Ke depan, perkara ini bisa disolusi Asnawi dengan mempertunjukkan bahwa kualitas Makassar lebih hebat daripada Brasil. Thiago sudah diparkir pada laga terakhir, tinggal Robson yang masih diberi kepercayaan. Asnawi cukup mempertontonkan kepada publik keahlian olah bola mumpuni yang dibekalinya sejak dia memimpin SSB Hasanuddin menorehkan tinta emas ke Santiago Bernabeu, Madrid. Dia juga butuh interaksi lebih erat dengan siapapun pemain lokal Korea yang dimainkan sebagai gelandang kanan.
Dari belakang, terus maju pantang mundur bila ada peluang, Asnawi hanya perlu menghamburkan sebanyak mungkin peluru umpan-umpan bagus ke depan. Penonton pantas dimanjakan melihat umpan ciamik mampu dieksekusi atau gagal terus. Asis manis yang selalu disia-siakan eksekutor akan membuat suporter berteriak histeris: "Bbbooo.." Ekspresi kecewa seribu pasang mata pasti berbuntut panjang urusannya. Duo Brasil mungkin angkat koper lebih cepat dari markas Greeners sebelum liga musim ini berakhir.
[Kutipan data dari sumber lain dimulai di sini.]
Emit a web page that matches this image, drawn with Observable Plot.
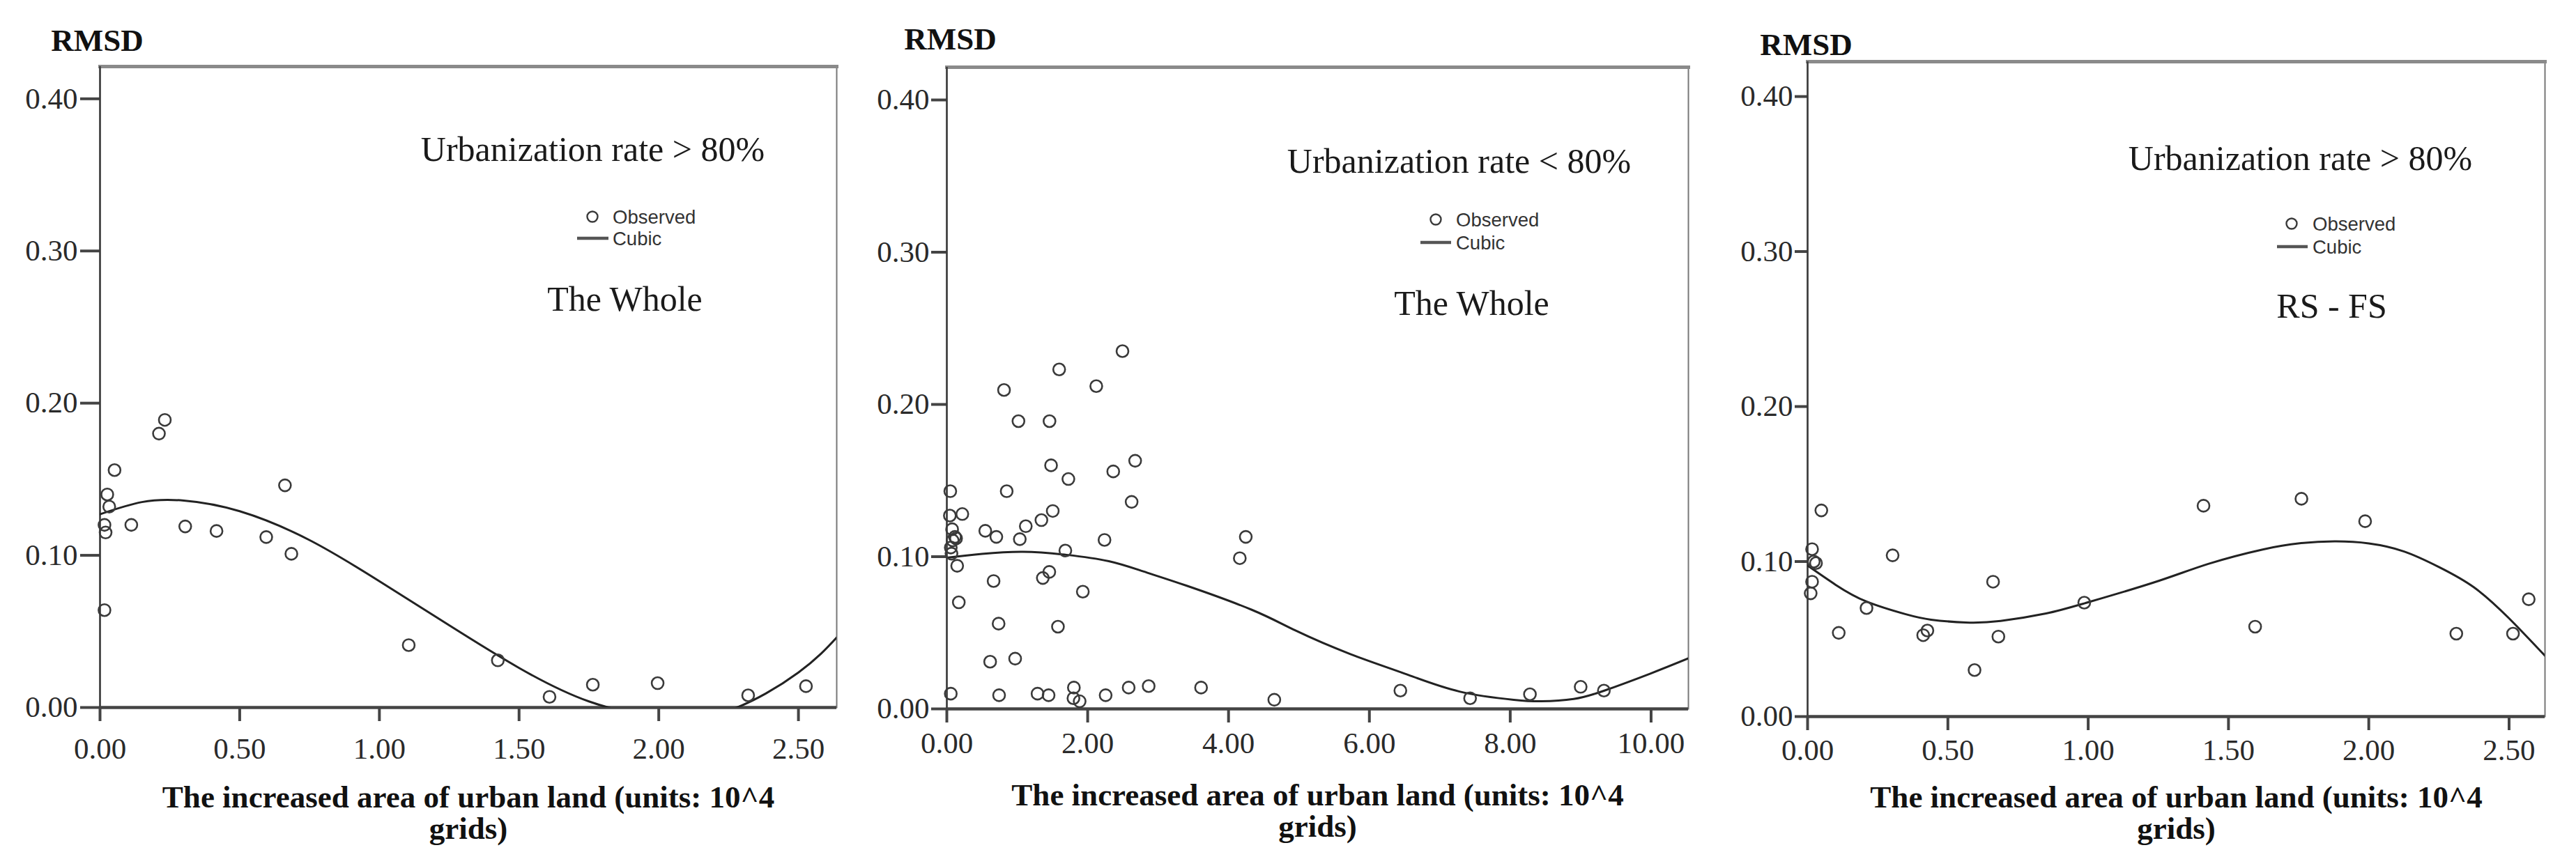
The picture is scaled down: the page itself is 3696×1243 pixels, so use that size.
<!DOCTYPE html>
<html><head><meta charset="utf-8">
<script src="https://cdn.jsdelivr.net/npm/d3@7"></script>
<script src="https://cdn.jsdelivr.net/npm/@observablehq/plot@0.6"></script>
<style>
html,body{margin:0;padding:0;background:#fff;}
#wrap{position:relative;width:3696px;height:1243px;overflow:hidden;background:#fff;}
.panel{position:absolute;top:0;width:1232px;height:1243px;}
</style></head><body><div id="wrap"></div>
<script>
// ---- text & ticks ----
const yTicks = [0, 0.1, 0.2, 0.3, 0.4];
const xTicksSmall = [0, 0.5, 1, 1.5, 2, 2.5];
const xTicksLarge = [0, 2, 4, 6, 8, 10];
const yLabel = "RMSD";
const xTitle = "The increased area of urban land (units: 10^4\ngrids)";
const legendLabels = ["Observed", "Cubic"];
const panelTitles = ["Urbanization rate > 80%", "Urbanization rate < 80%", "Urbanization rate > 80%"];
const panelSubtitles = ["The Whole", "The Whole", "RS - FS"];

// ---- panel 1: observed ----
const obs1X = [0.232, 0.211, 0.052, 0.026, 0.033, 0.016, 0.020, 0.112, 0.305, 0.417, 0.595, 0.662, 0.685, 0.016, 1.105, 1.424, 1.609, 1.764, 1.996, 2.320, 2.527];
const obs1Y = [0.189, 0.180, 0.156, 0.140, 0.132, 0.120, 0.115, 0.120, 0.119, 0.116, 0.112, 0.146, 0.101, 0.064, 0.041, 0.031, 0.007, 0.015, 0.016, 0.008, 0.014];
// panel 1: cubic curve
const fit1X = [0, 0.15, 0.30, 0.50, 0.75, 1.00, 1.25, 1.50, 1.75, 2.00, 2.25, 2.50, 2.637];
const fit1Y = [0.127, 0.135, 0.136, 0.129, 0.110, 0.083, 0.054, 0.026, 0.004, -0.006, -0.002, 0.023, 0.046];

// ---- panel 2 ----
const obs2X = [2.494, 1.595, 0.812, 2.122, 1.017, 1.458, 1.480, 1.726, 2.363, 2.674, 2.624, 0.049, 0.850, 0.043, 0.220, 1.504, 1.343, 1.121, 0.075, 0.546, 0.703, 1.036, 2.239, 0.115, 0.082, 0.131, 0.056, 0.066, 1.683, 0.147, 0.664, 1.363, 1.455, 1.931, 0.170, 0.735, 1.578, 0.615, 0.970, 0.056, 0.742, 1.288, 1.445, 1.804, 1.798, 1.886, 2.255, 2.582, 2.866, 3.610, 4.650, 6.440, 7.430, 8.280, 9.000, 9.330, 4.245, 4.160];
const obs2Y = [0.235, 0.223, 0.2095, 0.212, 0.189, 0.189, 0.160, 0.151, 0.156, 0.163, 0.136, 0.143, 0.143, 0.127, 0.128, 0.130, 0.124, 0.120, 0.118, 0.117, 0.113, 0.1115, 0.111, 0.113, 0.1107, 0.112, 0.106, 0.102, 0.104, 0.094, 0.084, 0.086, 0.090, 0.077, 0.070, 0.056, 0.054, 0.031, 0.033, 0.010, 0.009, 0.010, 0.009, 0.014, 0.007, 0.005, 0.009, 0.014, 0.015, 0.014, 0.006, 0.012, 0.007, 0.0096, 0.0145, 0.012, 0.113, 0.099];
const fit2X = [0, 0.5, 1.08, 1.7, 2.3, 2.79, 3.4, 4.33, 4.95, 5.73, 6.5, 7.28, 8.05, 8.44, 8.9, 9.33, 9.99, 10.53];
const fit2Y = [0.0993, 0.1018, 0.1032, 0.1012, 0.097, 0.0903, 0.081, 0.0651, 0.0515, 0.036, 0.0232, 0.0114, 0.006, 0.005, 0.0065, 0.0119, 0.0232, 0.0332];

// ---- panel 3 ----
const obs3X = [0.049, 0.016, 0.022, 0.030, 0.016, 0.011, 0.303, 0.661, 0.210, 0.111, 0.427, 0.412, 0.680, 0.595, 0.986, 1.411, 1.595, 1.760, 1.987, 2.312, 2.514, 2.570];
const obs3Y = [0.133, 0.108, 0.100, 0.099, 0.087, 0.0795, 0.104, 0.087, 0.070, 0.054, 0.0555, 0.0525, 0.0516, 0.030, 0.0735, 0.136, 0.058, 0.1405, 0.126, 0.0535, 0.0535, 0.0757];
const fit3X = [0, 0.1, 0.21, 0.35, 0.44, 0.564, 0.688, 0.85, 0.986, 1.234, 1.428, 1.622, 1.754, 1.878, 2.0, 2.126, 2.25, 2.374, 2.498, 2.628];
const fit3Y = [0.0974, 0.085, 0.0742, 0.066, 0.0625, 0.0607, 0.0617, 0.0665, 0.073, 0.0865, 0.0985, 0.1078, 0.1118, 0.1130, 0.1117, 0.1065, 0.0965, 0.0835, 0.0637, 0.0392];

const domainsX = [[0, 2.637], [0, 10.53], [0, 2.628]];
const domainsY = [[0, 0.4212], [0, 0.4215], [0, 0.4225]];

// ---- layout (pixels) ----
const layout = [
  {left: 0,    ml: 143, mr: 32, mt: 95, mb: 228, yTick: 28, yPad: 4, xPad: 23, titleBase: 1203,
   rmsd: [139, 72], head: [850, 230], sub: [896, 445], dot: [850, 311], txtX: 879, txtB: [321, 352], line: [828, 873, 342]},
  {left: 1232, ml: 126, mr: 42, mt: 96, mb: 226, yTick: 22, yPad: 3, xPad: 13, titleBase: 1200,
   rmsd: [131, 70], head: [861, 247], sub: [879, 451], dot: [828, 315], txtX: 857, txtB: [325, 358], line: [806, 850, 348]},
  {left: 2464, ml: 129, mr: 45, mt: 88, mb: 215, yTick: 18, yPad: 3, xPad: 12, titleBase: 1203,
   rmsd: [127, 78], head: [836, 243], sub: [881, 455], dot: [824, 321], txtX: 854, txtB: [331, 364], line: [803, 847, 354]}
];

const zip = (xs, ys) => xs.map((x, i) => ({x, y: ys[i]}));
const panels = [
  {obs: zip(obs1X, obs1Y), fit: zip(fit1X, fit1Y), xt: xTicksSmall},
  {obs: zip(obs2X, obs2Y), fit: zip(fit2X, fit2Y), xt: xTicksLarge},
  {obs: zip(obs3X, obs3Y), fit: zip(fit3X, fit3Y), xt: xTicksSmall}
];

const W = 1232, H = 1243;
const wrap = document.getElementById("wrap");
const serif = "'Liberation Serif', 'Times New Roman', serif";
const sans = "'Liberation Sans', Arial, sans-serif";
const fmt = d3.format(".2f");

panels.forEach((p, i) => {
  const L = layout[i];
  const axisY = H - L.mb;
  const chart = Plot.plot({
    width: W, height: H,
    marginLeft: L.ml, marginRight: L.mr, marginTop: L.mt, marginBottom: L.mb,
    x: {domain: domainsX[i]},
    y: {domain: domainsY[i]},
    style: {fontFamily: serif, color: "#222", background: "white", overflow: "visible"},
    marks: [
      Plot.frame({stroke: "#777", strokeWidth: 2}),
      Plot.frame({anchor: "top", stroke: "#8a8a8a", strokeWidth: 5}),
      Plot.axisY(yTicks, {tickSize: L.yTick, tickPadding: L.yPad, tickFormat: fmt, strokeWidth: 4, stroke: "#444", fontSize: 43, label: null, fill: "#2a2a2a"}),
      Plot.axisX(p.xt, {tickSize: 20, tickPadding: L.xPad, tickFormat: fmt, strokeWidth: 4, stroke: "#444", fontSize: 43, label: null, fill: "#2a2a2a"}),
      Plot.ruleX([0], {stroke: "#3a3a3a", strokeWidth: 2.5}),
      Plot.ruleY([0], {stroke: "#444", strokeWidth: 4.5}),
      Plot.line(p.fit, {x: "x", y: "y", curve: "natural", clip: true, stroke: "#222", strokeWidth: 3}),
      Plot.dot(p.obs, {x: "x", y: "y", r: 8.5, stroke: "#3a3a3a", strokeWidth: 2.6, fill: "none"}),
      Plot.text([yLabel], {frameAnchor: "top-left", dx: L.rmsd[0] - L.ml, dy: L.rmsd[1] - L.mt, lineAnchor: "bottom", textAnchor: "middle", fontWeight: "bold", fontSize: 45, fill: "#111"}),
      Plot.text([panelTitles[i]], {frameAnchor: "top-left", dx: L.head[0] - L.ml, dy: L.head[1] - L.mt, lineAnchor: "bottom", textAnchor: "middle", fontSize: 50, fill: "#1a1a1a"}),
      Plot.text([panelSubtitles[i]], {frameAnchor: "top-left", dx: L.sub[0] - L.ml, dy: L.sub[1] - L.mt, lineAnchor: "bottom", textAnchor: "middle", fontSize: 50, fill: "#1a1a1a"}),
      Plot.text([xTitle], {frameAnchor: "bottom", dy: L.titleBase - axisY, lineAnchor: "bottom", lineHeight: 0.98, textAnchor: "middle", fontWeight: "bold", fontSize: 45, fill: "#111"})
    ]
  });
  // legend (inside the plot, like the SPSS original)
  const svg = d3.select(chart);
  const lg = svg.append("g").attr("class", "legend").attr("text-anchor", "start");
  lg.append("circle").attr("cx", L.dot[0]).attr("cy", L.dot[1]).attr("r", 7.5)
    .attr("fill", "none").attr("stroke", "#3a3a3a").attr("stroke-width", 2.4);
  lg.append("line").attr("x1", L.line[0]).attr("x2", L.line[1]).attr("y1", L.line[2]).attr("y2", L.line[2])
    .attr("stroke", "#555").attr("stroke-width", 4.5);
  legendLabels.forEach((t, k) => {
    lg.append("text").attr("x", L.txtX).attr("y", L.txtB[k]).text(t)
      .attr("text-anchor", "start")
      .attr("font-family", sans).attr("font-size", 27.5).attr("fill", "#333");
  });
  const div = document.createElement("div");
  div.className = "panel";
  div.style.left = L.left + "px";
  div.appendChild(chart);
  wrap.appendChild(div);
});
</script>
</body></html>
Paling penting Asnawi menjadi tembok kokoh yang mampu menghalau tiap serangan lawan. Alasan pelatih terus mengkambinghitamkan pemainnya sendiri akan berbalas hujatan fans fanatik Asnawi se-Indonesia. Akhirnya Coach Min-kook patut lebih obyektif menilai kualitas sang bek kanan.